Экология жизни. Усадьба: Неслучайно человек посвятил птичьим сюжетам немалые разделы народного быта и декоративно-прикладного искусства. Да и первые жилища Северного и Среднего Урала — прикрытые широкими скатами крыш избы — можно назвать избами-птицами.
Испокон веков, наблюдая за птицами, люди восхищались их привязанностью к своему гнезду, речке, озеру, урочищу. А первое появление в весеннем небе стай вернувшихся на гнездовья перелётных птиц люди с давних времён отмечали как праздник, возвещавший о наступлении в природе нового цикла активной жизни.
Неслучайно человек посвятил птичьим сюжетам немалые разделы народного быта и декоративно-прикладного искусства. Да и первые жилища Северного и Среднего Урала — прикрытые широкими скатами крыш избы — можно назвать избами-птицами.

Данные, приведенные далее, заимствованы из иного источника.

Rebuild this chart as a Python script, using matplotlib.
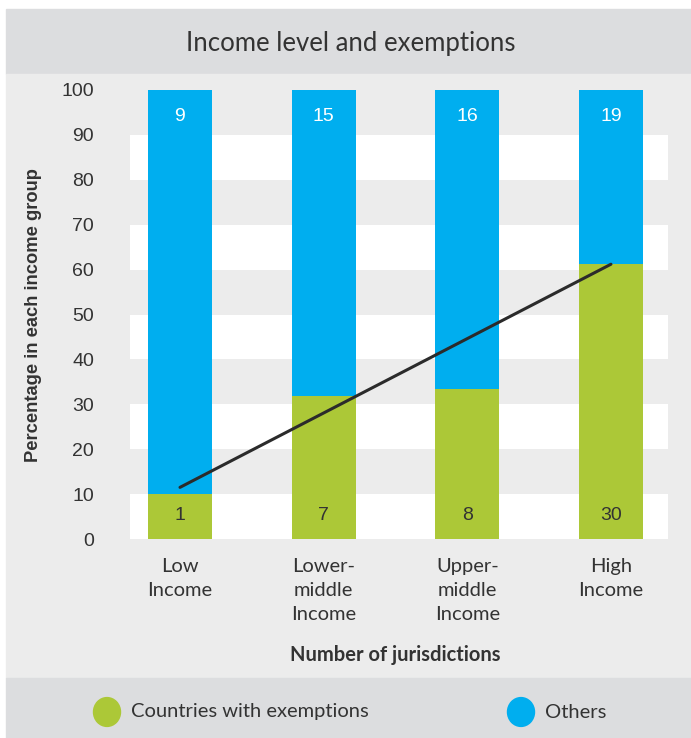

С конца XI века Урал активно начали заселять славяне. Характеризуя этот процесс, знаменитый историк В. О. Ключевский образно говорил: «По условиям исторической жизни и географической обстановки оно (славянское население. — Л.Б.) распространялось по равнине не постепенно, путём нарождения, не расселяясь, а переселяясь, переносилось птичьими перелётами из края в край, покидая насиженные места и садясь на новые».
Корни старожильческого населения Северного и Среднего Урала находятся в краях, изобилующих птицами, — на берегах рек Северной Двины, Пинеги, Мезени, Ижмы, Печоры. Эту землю в России издавна называли Поморьем.
Если отталкиваться от образного определения Ключевского, становится понятным, почему в народном обиходе (прежде всего у первопоселенцев) были распространены понятия «присаживаться» и «садиться». Их использовали не только по отношению к народам и поселениям, но и к семьям, и даже к отдельным людям, облюбовавшим для дальнейшей жизни участок суровой североуральской земли.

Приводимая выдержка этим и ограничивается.